Transcribe each line of the material as it is, and drop any picture.

---------- Data

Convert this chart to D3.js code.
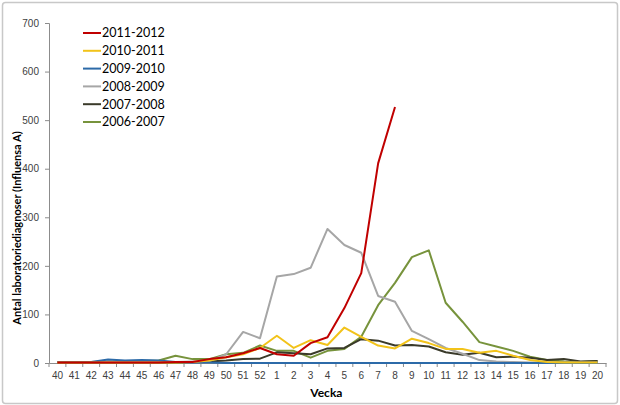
<!DOCTYPE html>
<html>
<head>
<meta charset="utf-8">
<script src="https://cdn.jsdelivr.net/npm/d3@7"></script>
<style>
  body { margin: 0; background: #fff; }
  svg { display: block; font-family: Lato, "Open Sans", sans-serif; }
</style>
</head>
<body>
<div id="chart"></div>
<script>
const weeks = ['40','41','42','43','44','45','46','47','48','49','50','51','52',
  '1','2','3','4','5','6','7','8','9','10','11','12','13','14','15','16','17','18','19','20'];

const s2011 = [1,1,1,1,1,1,1,2,2,8,12,20,31,18,15,41,53,113,185,411,527];
const s2010 = [1,1,1,1,1,1,1,1,2,5,12,18,31,56,31,47,37,73,54,36,30,50,41,29,29,21,25,15,6,2,1,1,1];
const s2009 = [2,2,2,7,5,6,5,2,1,1,0,0,0,0,0,0,0,0,0,0,0,0,0,0,0,0,0,0,0,0,0,0,0];
const s2008 = [2,2,2,2,2,2,2,2,3,4,18,64,51,178,183,196,276,243,227,138,126,66,49,31,19,6,3,2,1,1,1,1,1];
const s2007 = [1,1,1,1,1,1,1,1,2,3,5,8,9,22,20,18,30,31,49,46,36,37,34,22,17,21,12,13,11,6,8,3,4];
const s2006 = [2,2,2,3,3,4,5,15,8,8,18,21,36,25,25,11,25,29,54,119,165,218,232,124,85,43,34,25,13,6,3,2,4];

const seriesNames = ['2011-2012','2010-2011','2009-2010','2008-2009','2007-2008','2006-2007'];
const seriesValues = [s2011, s2010, s2009, s2008, s2007, s2006];
const seriesColors = ['#C00000','#F2C31A','#2C6AA8','#A6A6A6','#3A3A2A','#77933C'];
const yTicks = [0,100,200,300,400,500,600,700];

const W = 620, H = 405;
const m = { left: 49, right: 14, top: 23, bottom: 42 };

const svg = d3.select('#chart').append('svg')
  .attr('width', W).attr('height', H);

svg.append('rect')
  .attr('x', 2.5).attr('y', 2.5)
  .attr('width', W - 5).attr('height', H - 4)
  .attr('rx', 3)
  .attr('fill', '#fff').attr('stroke', '#c8c8c8').attr('stroke-width', 1.5);

const x = d3.scaleBand().domain(weeks).range([m.left, W - m.right]);
const y = d3.scaleLinear().domain([0, 700]).range([H - m.bottom, m.top]);

// y axis
const yAxis = svg.append('g')
  .attr('transform', `translate(${m.left},0)`)
  .call(d3.axisLeft(y).tickValues(yTicks).tickSize(4).tickPadding(6));
yAxis.select('.domain').attr('stroke', '#8c8c8c');
yAxis.selectAll('.tick line').attr('stroke', '#8c8c8c');
yAxis.selectAll('text').attr('fill', '#404040').style('font-size', '10px');

// x axis, ticks on band boundaries
const xAxis = svg.append('g')
  .attr('transform', `translate(0,${y(0)})`)
  .call(d3.axisBottom(x).tickSize(0).tickPadding(9));
xAxis.select('.domain').attr('stroke', '#8c8c8c');
xAxis.selectAll('text').attr('fill', '#404040').style('font-size', '10px');
xAxis.selectAll('.bound')
  .data(weeks.concat(['end']))
  .enter().append('line')
  .attr('x1', (d, i) => m.left + i * x.step())
  .attr('x2', (d, i) => m.left + i * x.step())
  .attr('y1', 0).attr('y2', 4)
  .attr('stroke', '#8c8c8c');

// lines, drawn oldest first so the newest lies on top
const line = d3.line()
  .x((d, i) => x(weeks[i]) + x.bandwidth() / 2)
  .y(d => y(d));

const order = d3.range(seriesNames.length).reverse();
svg.append('g').selectAll('path')
  .data(order)
  .enter().append('path')
  .attr('d', i => line(seriesValues[i]))
  .attr('fill', 'none')
  .attr('stroke', i => seriesColors[i])
  .attr('stroke-width', 2)
  .attr('stroke-linejoin', 'round');

// legend
const legend = svg.append('g').attr('transform', 'translate(83,33)');
const items = legend.selectAll('g')
  .data(seriesNames)
  .enter().append('g')
  .attr('transform', (d, i) => `translate(0,${i * 17.8})`);
items.append('line')
  .attr('x1', 0).attr('x2', 18)
  .attr('stroke', (d, i) => seriesColors[i])
  .attr('stroke-width', 2);
items.append('text')
  .attr('x', 19).attr('dy', '0.35em')
  .style('font-size', '12.5px')
  .attr('fill', '#000')
  .text(d => d);

// axis titles
svg.append('text')
  .attr('x', x('5') + x.bandwidth() / 2 - 18).attr('y', 397)
  .attr('text-anchor', 'middle')
  .style('font-size', '12px').style('font-weight', 'bold')
  .text('Vecka');

svg.append('text')
  .attr('transform', 'translate(21,228) rotate(-90)')
  .attr('text-anchor', 'middle')
  .style('font-size', '11px').style('font-weight', 'bold')
  .text('Antal laboratoriediagnoser (Influensa A)');
</script>
</body>
</html>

--------------------

▸ **Output**
Convert this chart to D3.js code.
<!DOCTYPE html>
<html>
<head>
<meta charset="utf-8">
<script src="https://cdn.jsdelivr.net/npm/d3@7"></script>
<style>
  body { margin: 0; background: #fff; }
  svg { display: block; font-family: Lato, "Open Sans", sans-serif; }
</style>
</head>
<body>
<div id="chart"></div>
<script>
const weeks = ['40','41','42','43','44','45','46','47','48','49','50','51','52',
  '1','2','3','4','5','6','7','8','9','10','11','12','13','14','15','16','17','18','19','20'];

const s2011 = [1,1,1,1,1,1,1,2,2,8,12,20,31,18,15,41,53,113,185,411,527];
const s2010 = [1,1,1,1,1,1,1,1,2,5,12,18,31,56,31,47,37,73,54,36,30,50,41,29,29,21,25,15,6,2,1,1,1];
const s2009 = [2,2,2,7,5,6,5,2,1,1,0,0,0,0,0,0,0,0,0,0,0,0,0,0,0,0,0,0,0,0,0,0,0];
const s2008 = [2,2,2,2,2,2,2,2,3,4,18,64,51,178,183,196,276,243,227,138,126,66,49,31,19,6,3,2,1,1,1,1,1];
const s2007 = [1,1,1,1,1,1,1,1,2,3,5,8,9,22,20,18,30,31,49,46,36,37,34,22,17,21,12,13,11,6,8,3,4];
const s2006 = [2,2,2,3,3,4,5,15,8,8,18,21,36,25,25,11,25,29,54,119,165,218,232,124,85,43,34,25,13,6,3,2,4];

const seriesNames = ['2011-2012','2010-2011','2009-2010','2008-2009','2007-2008','2006-2007'];
const seriesValues = [s2011, s2010, s2009, s2008, s2007, s2006];
const seriesColors = ['#C00000','#F2C31A','#2C6AA8','#A6A6A6','#3A3A2A','#77933C'];
const yTicks = [0,100,200,300,400,500,600,700];

const W = 620, H = 405;
const m = { left: 49, right: 14, top: 23, bottom: 42 };

const svg = d3.select('#chart').append('svg')
  .attr('width', W).attr('height', H);

svg.append('rect')
  .attr('x', 2.5).attr('y', 2.5)
  .attr('width', W - 5).attr('height', H - 4)
  .attr('rx', 3)
  .attr('fill', '#fff').attr('stroke', '#c8c8c8').attr('stroke-width', 1.5);

const x = d3.scaleBand().domain(weeks).range([m.left, W - m.right]);
const y = d3.scaleLinear().domain([0, 700]).range([H - m.bottom, m.top]);

// y axis
const yAxis = svg.append('g')
  .attr('transform', `translate(${m.left},0)`)
  .call(d3.axisLeft(y).tickValues(yTicks).tickSize(4).tickPadding(6));
yAxis.select('.domain').attr('stroke', '#8c8c8c');
yAxis.selectAll('.tick line').attr('stroke', '#8c8c8c');
yAxis.selectAll('text').attr('fill', '#404040').style('font-size', '10px');

// x axis, ticks on band boundaries
const xAxis = svg.append('g')
  .attr('transform', `translate(0,${y(0)})`)
  .call(d3.axisBottom(x).tickSize(0).tickPadding(9));
xAxis.select('.domain').attr('stroke', '#8c8c8c');
xAxis.selectAll('text').attr('fill', '#404040').style('font-size', '10px');
xAxis.selectAll('.bound')
  .data(weeks.concat(['end']))
  .enter().append('line')
  .attr('x1', (d, i) => m.left + i * x.step())
  .attr('x2', (d, i) => m.left + i * x.step())
  .attr('y1', 0).attr('y2', 4)
  .attr('stroke', '#8c8c8c');

// lines, drawn oldest first so the newest lies on top
const line = d3.line()
  .x((d, i) => x(weeks[i]) + x.bandwidth() / 2)
  .y(d => y(d));

const order = d3.range(seriesNames.length).reverse();
svg.append('g').selectAll('path')
  .data(order)
  .enter().append('path')
  .attr('d', i => line(seriesValues[i]))
  .attr('fill', 'none')
  .attr('stroke', i => seriesColors[i])
  .attr('stroke-width', 2)
  .attr('stroke-linejoin', 'round');

// legend
const legend = svg.append('g').attr('transform', 'translate(83,33)');
const items = legend.selectAll('g')
  .data(seriesNames)
  .enter().append('g')
  .attr('transform', (d, i) => `translate(0,${i * 17.8})`);
items.append('line')
  .attr('x1', 0).attr('x2', 18)
  .attr('stroke', (d, i) => seriesColors[i])
  .attr('stroke-width', 2);
items.append('text')
  .attr('x', 19).attr('dy', '0.35em')
  .style('font-size', '12.5px')
  .attr('fill', '#000')
  .text(d => d);

// axis titles
svg.append('text')
  .attr('x', x('5') + x.bandwidth() / 2 - 18).attr('y', 397)
  .attr('text-anchor', 'middle')
  .style('font-size', '12px').style('font-weight', 'bold')
  .text('Vecka');

svg.append('text')
  .attr('transform', 'translate(21,228) rotate(-90)')
  .attr('text-anchor', 'middle')
  .style('font-size', '11px').style('font-weight', 'bold')
  .text('Antal laboratoriediagnoser (Influensa A)');
</script>
</body>
</html>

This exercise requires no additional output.